Nous sommes en 2381. Les hommes vivent dans des tours de mille étages qu'ils ne quittent jamais. Curieuse façon de renverser le problème de la surpopulation en son contraire: tout le monde est invité à procréer dans la joie et la bonne humeur pour faire croitre sa monade. La société est en apparence liberataire, permissive: chacun peut coucher avec qui il veut: un homme avec sa femme, une autre femme, un homme. Mais attention, uniquement dans son secteur. Car, évidemment, la hiérarchie existe toujours et plus on est en haut de la tour, plus on a réussi.

Revenons à Leibniz: Les monades sont sans porte ni fenêtre. Les portes de chaque appartement sont ouvertes le jour et la nuit, chaque membre de la communauté est libre de visiter au sens propre et biblique du terme son prochain. Ouverture apparente car dès le début du livre, certains habitants vivent une tragi-comédie: ils sont transférés dans une nouvelle tour et la pillulle a du mal à passer. Quand on est conditionné pour vivre ensemble dans une même tour et à l'intérieur de cette tour dans un secteur donné (quelques étages, pas plus, sur un total de mille), c'est un véritable déracinement que d'aller dans une tour qu'on imagine pourtant être identique dans ses structures et au final dans ses habitants, éduqués dès le plus jeune âge aux mêmes normes. Les monades sont sans porte ni fenêtre ...

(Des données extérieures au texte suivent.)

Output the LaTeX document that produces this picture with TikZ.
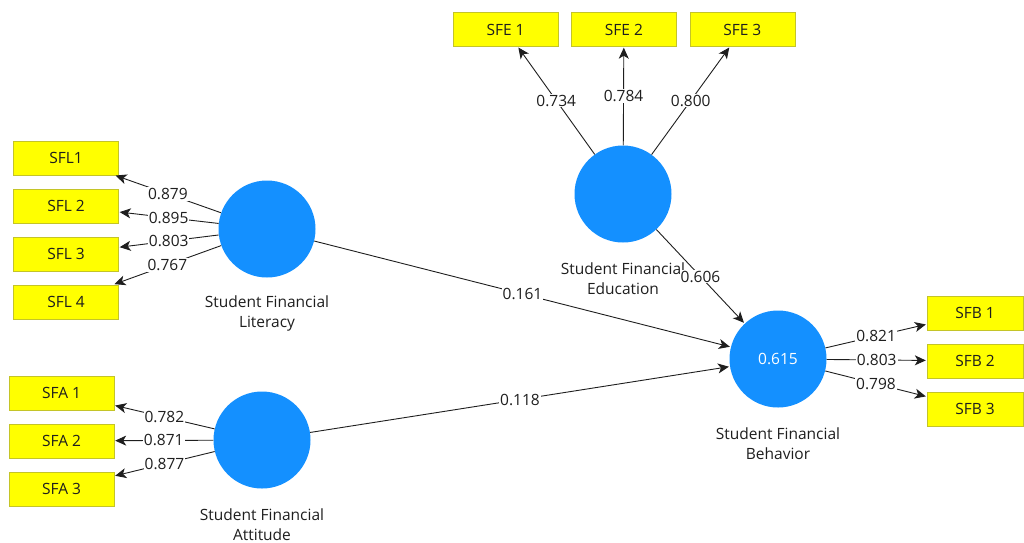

"- Et tout le monde est heureux ?

- Presque

- Qui sont les exceptions ?

- Les anomos. Nous Nous efforçons de minimiser les frictions qui peuvent intervenir dans un environnement comme le nôtre. Ainsi nous ne refusons jamais rien à personne, nous satisfaisons tout désir raisonnable. mais il arrive parfois que quelques-uns décident tout à coup qu'ils ne peuvent plus vivre sellon nos principes. Ils oublient la réalité, ils frustrent les autres, ils se rebellent. C'est très pénible.

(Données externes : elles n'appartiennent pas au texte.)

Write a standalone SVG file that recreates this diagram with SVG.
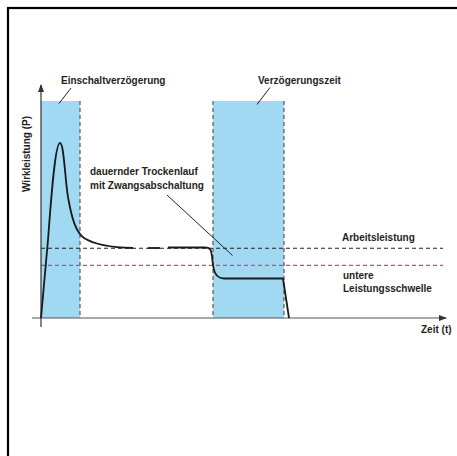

- Et que faites-vous de ces anomos ?

-Nous les anéantissons bien sûr. "

En exergue du livre, Silverberg a placé une citation de Cicéron: "Nous avons été créé pour nous unir à nos semblables, et pour vivre en communauté avec la race humaine" Il aurait pu citer Aristote  qui disait que l'homme était sociable naturellement et que seuls les hommes dégénérés et les dieux ne savaient vivre en communauté. C'est souvent Platon qui a été accusé d'avoir décrit sous le couvert d'utopie une dictature. Silverberg montre qu'en partant d'Aristote on peut bâtir sur la base de la sociablilité humaine une utopie qui fait aussi froid dans le dos que celle de Platon.